Las parejas más sólidas que conozco no siempre comparten el mismo origen, ni la misma forma de ver el mundo. Lo que las une no es la igualdad absoluta, sino la disposición a aprender uno del otro, a crecer juntos. Las diferencias —de carácter, de historia personal, de costumbres— no tienen por qué ser obstáculos si hay un respeto mutuo profundo. Por supuesto, debe existir una base común de valores esenciales, como la honestidad, el respeto y el deseo compartido de construir una vida juntos. Amar no significa pensar igual, sino aceptar que el otro no es una extensión de uno mismo, que trae su propia mirada, sus propios ritmos y heridas. Y en lugar de pretender cambiarlo, se trata de caminar a su lado con empatía y compromiso.

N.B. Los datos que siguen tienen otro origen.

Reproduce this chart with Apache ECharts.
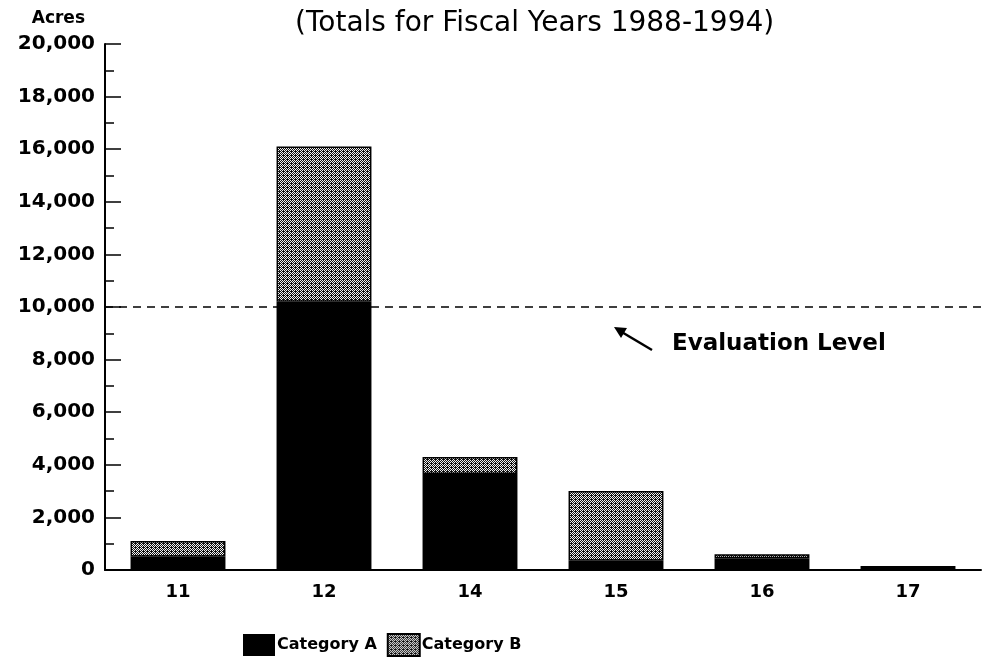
<!DOCTYPE html>
<html>
<head>
<meta charset="utf-8">
<script src="https://cdn.jsdelivr.net/npm/echarts@6/dist/echarts.min.js"></script>
<style>
  html, body { margin: 0; padding: 0; background: #fff; }
  #main { width: 1001px; height: 667px; }
</style>
</head>
<body>
<div id="main"></div>
<script>
// districts on the x axis
var districts = ['11', '12', '14', '15', '16', '17'];
// acres, category A (black) and category B (stippled)
var catA = [500, 10200, 3650, 350, 450, 80];
var catB = [600, 5900, 650, 2650, 150, 70];
var evalLevel = 10000;

// stipple pattern for category B
var cv = document.createElement('canvas');
cv.width = 4; cv.height = 4;
var cx = cv.getContext('2d');
cx.fillStyle = '#111';
cx.fillRect(0, 0, 4, 4);
cx.fillStyle = '#f2f2f2';
[[0, 0], [2, 0], [1, 1], [3, 1], [0, 2], [2, 2], [1, 3]].forEach(function (p) {
    cx.fillRect(p[0], p[1], 1, 1);
});
var stipple = { image: cv, repeat: 'repeat' };

var boldFont = 'DejaVu Sans';
function heavy(size) {
    return {
        fontFamily: boldFont,
        fontWeight: 'bold',
        fontSize: size,
        color: '#000'
    };
}

var myChart = echarts.init(document.getElementById('main'));
var option = {
    backgroundColor: '#fff',
    animation: false,
    title: {
        text: '(Totals for Fiscal Years 1988-1994)',
        left: 290,
        top: 5,
        textStyle: {
            fontFamily: 'DejaVu Sans',
            fontWeight: 'normal',
            fontSize: 28,
            color: '#000'
        }
    },
    legend: {
        left: 238,
        top: 628,
        itemWidth: 32,
        itemHeight: 22,
        itemGap: 10,
        icon: 'rect',
        textStyle: Object.assign(heavy(16), { padding: [0, 0, 0, -3] }),
        data: ['Category A', 'Category B']
    },
    grid: {
        left: 105,
        right: 20,
        top: 44,
        bottom: 97
    },
    xAxis: {
        type: 'category',
        data: districts,
        axisLine: { lineStyle: { color: '#000', width: 2 } },
        axisTick: { show: false },
        axisLabel: Object.assign(heavy(18), { margin: 13 })
    },
    yAxis: {
        type: 'value',
        min: 0,
        max: 20000,
        interval: 2000,
        name: 'Acres',
        nameLocation: 'end',
        nameGap: 17,
        nameTextStyle: Object.assign(heavy(17), { align: 'right', padding: [0, 20, 0, 0] }),
        axisLine: { show: true, lineStyle: { color: '#000', width: 2 } },
        axisTick: { show: true, inside: true, length: 16, lineStyle: { color: '#000', width: 1.5 } },
        minorTick: { show: true, splitNumber: 2, length: 9, lineStyle: { color: '#000', width: 1.5 } },
        splitLine: { show: false },
        axisLabel: Object.assign(heavy(20), {
            margin: 10,
            formatter: function (v) { return v.toLocaleString('en-US'); }
        })
    },
    series: [
        {
            name: 'Category A',
            type: 'bar',
            stack: 'total',
            barWidth: '65%',
            itemStyle: { color: '#000' },
            data: catA,
            markLine: {
                silent: true,
                symbol: 'none',
                label: { show: false },
                lineStyle: { color: '#000', width: 1.5, type: [8, 6] },
                data: [{ yAxis: evalLevel }]
            }
        },
        {
            name: 'Category B',
            type: 'bar',
            stack: 'total',
            barWidth: '65%',
            itemStyle: { color: stipple, borderColor: '#000', borderWidth: 1.5 },
            data: catB
        }
    ],
    graphic: [
        {
            type: 'text',
            left: 672,
            top: 333,
            style: {
                text: 'Evaluation Level',
                font: 'bold 23px "DejaVu Sans"',
                fill: '#000'
            }
        },
        {
            type: 'line',
            shape: { x1: 652, y1: 350, x2: 620, y2: 331 },
            style: { stroke: '#000', lineWidth: 2.5 }
        },
        {
            type: 'polygon',
            shape: { points: [[614, 327], [627, 328], [621, 338]] },
            style: { fill: '#000' }
        }
    ]
};
myChart.setOption(option);
</script>
</body>
</html>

Me conmueven especialmente esas historias en las que nadie habría imaginado a esa pareja junta. Cuando un amigo me dice: “Te voy a presentar a la mujer con la que me voy a casar”, y luego aparece alguien que rompe con todas las expectativas, me encanta. Me recuerda que el amor no se explica desde afuera. Lo que une a dos personas a veces no es evidente para los demás, pero tiene sentido profundo para quienes lo viven. Y eso es lo que verdaderamente importa.
En definitiva, el amor no debe ser visto como un premio que alguien nos otorga, ni como una búsqueda desesperada de la persona “correcta”. Debe ser una decisión consciente de compartir la vida con alguien, con todo lo que eso implica. Dejar de buscar perfección, y empezar a construir autenticidad. Porque no hay una sola persona capaz de hacernos felices. Lo que sí hay es la posibilidad de hacer feliz a alguien, y con esa persona, aprender también a ser felices.
El verdadero milagro del amor no está en encontrar a alguien que nos complete, sino en la capacidad de crear juntos algo que no existía antes. Y eso solo sucede cuando dejamos de buscar una historia perfecta, para empezar a escribir una historia real.